# Given information start
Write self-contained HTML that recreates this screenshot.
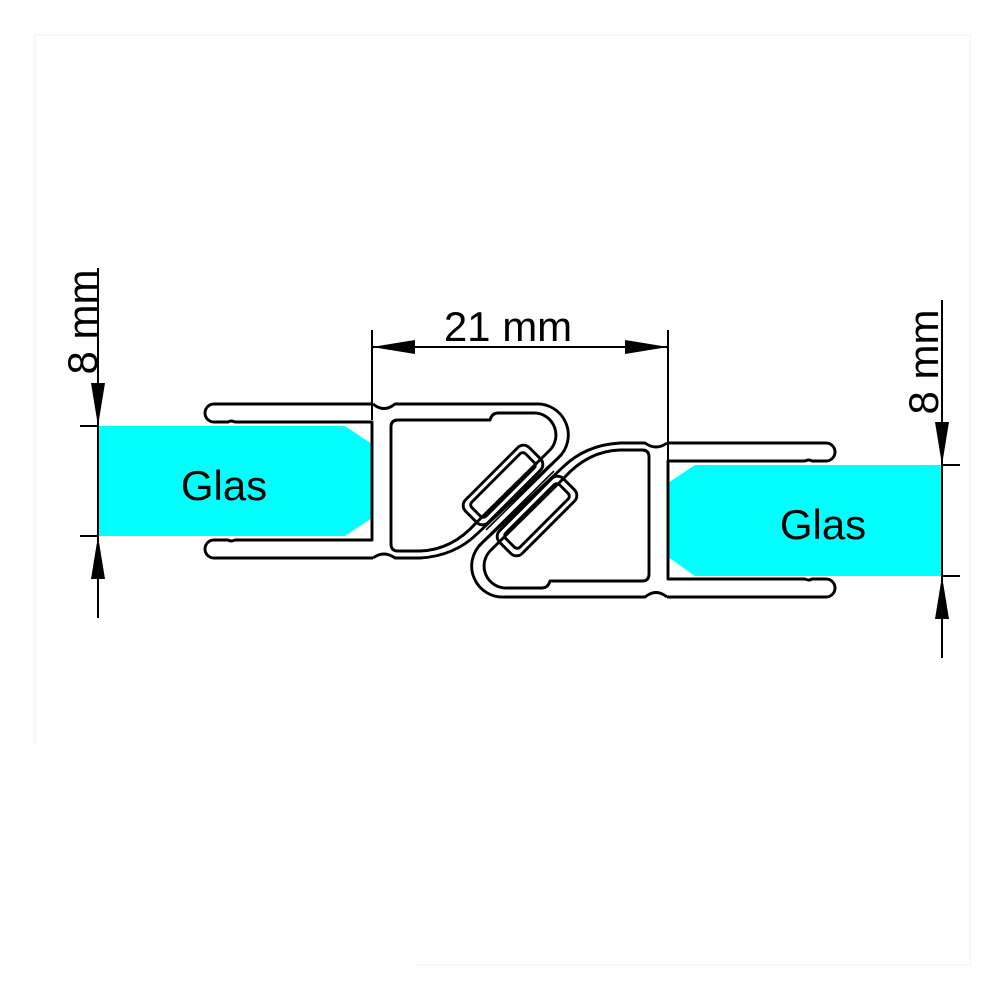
<!DOCTYPE html>
<html><head><meta charset="utf-8"><style>
html,body{margin:0;padding:0;background:#fff;}
svg{display:block;}
text{font-family:"Liberation Sans",Arial,sans-serif;fill:#000;}
</style></head><body>
<svg width="1000" height="1000" viewBox="0 0 1000 1000" xmlns="http://www.w3.org/2000/svg">
<rect width="1000" height="1000" fill="#fff"/>
<path d="M35 745 V35 H970 V965 H415" fill="none" stroke="#f2f2f2" stroke-width="1"/>
<!-- glass -->
<polygon points="98,426 345,426 372,444 372,518 345,536 98,536" fill="#00ffff"/>
<polygon points="942,465 695,465 668,483 668,557 695,576 942,576" fill="#00ffff"/>
<text x="224" y="500" font-size="42" text-anchor="middle">Glas</text>
<text x="823" y="539" font-size="42" text-anchor="middle">Glas</text>

<g id="half" fill="none" stroke="#000" stroke-width="2.9" stroke-linejoin="round">
  <path d="M373 404 H214 A9 9 0 0 0 214 422 H228 Q231 420 235 422 H372 V540 H235 Q231 542 228 540 H214 A9 9 0 0 0 214 558 H373"/>
  <path d="M373 404 Q384 413 395 404 H535 A31 31 0 0 1 558 458 L478 533 Q455 556 420 558 H395 Q384 550 373 558"/>
  <path d="M398 420 H490 Q492 413 498 413 H533 A22 22 0 0 1 549 451 L476 523 Q452 550 420 551 H398 Q391 551 391 544 V427 Q391 420 398 420 Z"/>
  <rect x="-45" y="-16" width="90" height="32" rx="8" transform="translate(503,485) rotate(-45)"/>
  <rect x="-38" y="-10" width="76" height="20" rx="4" transform="translate(503,485) rotate(-45)"/>
  <line x1="486" y1="530" x2="562" y2="455" stroke-width="1.6"/>
</g>
<use href="#half" transform="rotate(180 520 500.5)"/>

<g stroke="#000" stroke-width="2">
  <line x1="98" y1="268" x2="98" y2="618"/>
  <line x1="80" y1="426" x2="98" y2="426"/>
  <line x1="80" y1="536" x2="98" y2="536"/>
  <line x1="942" y1="300" x2="942" y2="658"/>
  <line x1="942" y1="465" x2="960" y2="465"/>
  <line x1="942" y1="576" x2="960" y2="576"/>
  <line x1="372" y1="330" x2="372" y2="420"/>
  <line x1="668" y1="330" x2="668" y2="460"/>
  <line x1="372" y1="347" x2="668" y2="347"/>
</g>
<g fill="#000">
  <polygon points="91,383 105,383 98,426"/>
  <polygon points="91,579 105,579 98,536"/>
  <polygon points="935,422 949,422 942,465"/>
  <polygon points="935,619 949,619 942,576"/>
  <polygon points="372,347 415,340 415,354"/>
  <polygon points="668,347 625,340 625,354"/>
</g>
<text transform="translate(97,322) rotate(-90)" font-size="42" text-anchor="middle">8 mm</text>
<text transform="translate(938,362) rotate(-90)" font-size="42" text-anchor="middle">8 mm</text>
<text x="508" y="341" font-size="42" text-anchor="middle">21 mm</text>
</svg>
</body></html>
# Given information end
§ **The exercise**
Copy out all the data exactly; skip the pictures.

§ **Final result**
Write self-contained HTML that recreates this screenshot.
<!DOCTYPE html>
<html><head><meta charset="utf-8"><style>
html,body{margin:0;padding:0;background:#fff;}
svg{display:block;}
text{font-family:"Liberation Sans",Arial,sans-serif;fill:#000;}
</style></head><body>
<svg width="1000" height="1000" viewBox="0 0 1000 1000" xmlns="http://www.w3.org/2000/svg">
<rect width="1000" height="1000" fill="#fff"/>
<path d="M35 745 V35 H970 V965 H415" fill="none" stroke="#f2f2f2" stroke-width="1"/>
<!-- glass -->
<polygon points="98,426 345,426 372,444 372,518 345,536 98,536" fill="#00ffff"/>
<polygon points="942,465 695,465 668,483 668,557 695,576 942,576" fill="#00ffff"/>
<text x="224" y="500" font-size="42" text-anchor="middle">Glas</text>
<text x="823" y="539" font-size="42" text-anchor="middle">Glas</text>

<g id="half" fill="none" stroke="#000" stroke-width="2.9" stroke-linejoin="round">
  <path d="M373 404 H214 A9 9 0 0 0 214 422 H228 Q231 420 235 422 H372 V540 H235 Q231 542 228 540 H214 A9 9 0 0 0 214 558 H373"/>
  <path d="M373 404 Q384 413 395 404 H535 A31 31 0 0 1 558 458 L478 533 Q455 556 420 558 H395 Q384 550 373 558"/>
  <path d="M398 420 H490 Q492 413 498 413 H533 A22 22 0 0 1 549 451 L476 523 Q452 550 420 551 H398 Q391 551 391 544 V427 Q391 420 398 420 Z"/>
  <rect x="-45" y="-16" width="90" height="32" rx="8" transform="translate(503,485) rotate(-45)"/>
  <rect x="-38" y="-10" width="76" height="20" rx="4" transform="translate(503,485) rotate(-45)"/>
  <line x1="486" y1="530" x2="562" y2="455" stroke-width="1.6"/>
</g>
<use href="#half" transform="rotate(180 520 500.5)"/>

<g stroke="#000" stroke-width="2">
  <line x1="98" y1="268" x2="98" y2="618"/>
  <line x1="80" y1="426" x2="98" y2="426"/>
  <line x1="80" y1="536" x2="98" y2="536"/>
  <line x1="942" y1="300" x2="942" y2="658"/>
  <line x1="942" y1="465" x2="960" y2="465"/>
  <line x1="942" y1="576" x2="960" y2="576"/>
  <line x1="372" y1="330" x2="372" y2="420"/>
  <line x1="668" y1="330" x2="668" y2="460"/>
  <line x1="372" y1="347" x2="668" y2="347"/>
</g>
<g fill="#000">
  <polygon points="91,383 105,383 98,426"/>
  <polygon points="91,579 105,579 98,536"/>
  <polygon points="935,422 949,422 942,465"/>
  <polygon points="935,619 949,619 942,576"/>
  <polygon points="372,347 415,340 415,354"/>
  <polygon points="668,347 625,340 625,354"/>
</g>
<text transform="translate(97,322) rotate(-90)" font-size="42" text-anchor="middle">8 mm</text>
<text transform="translate(938,362) rotate(-90)" font-size="42" text-anchor="middle">8 mm</text>
<text x="508" y="341" font-size="42" text-anchor="middle">21 mm</text>
</svg>
</body></html>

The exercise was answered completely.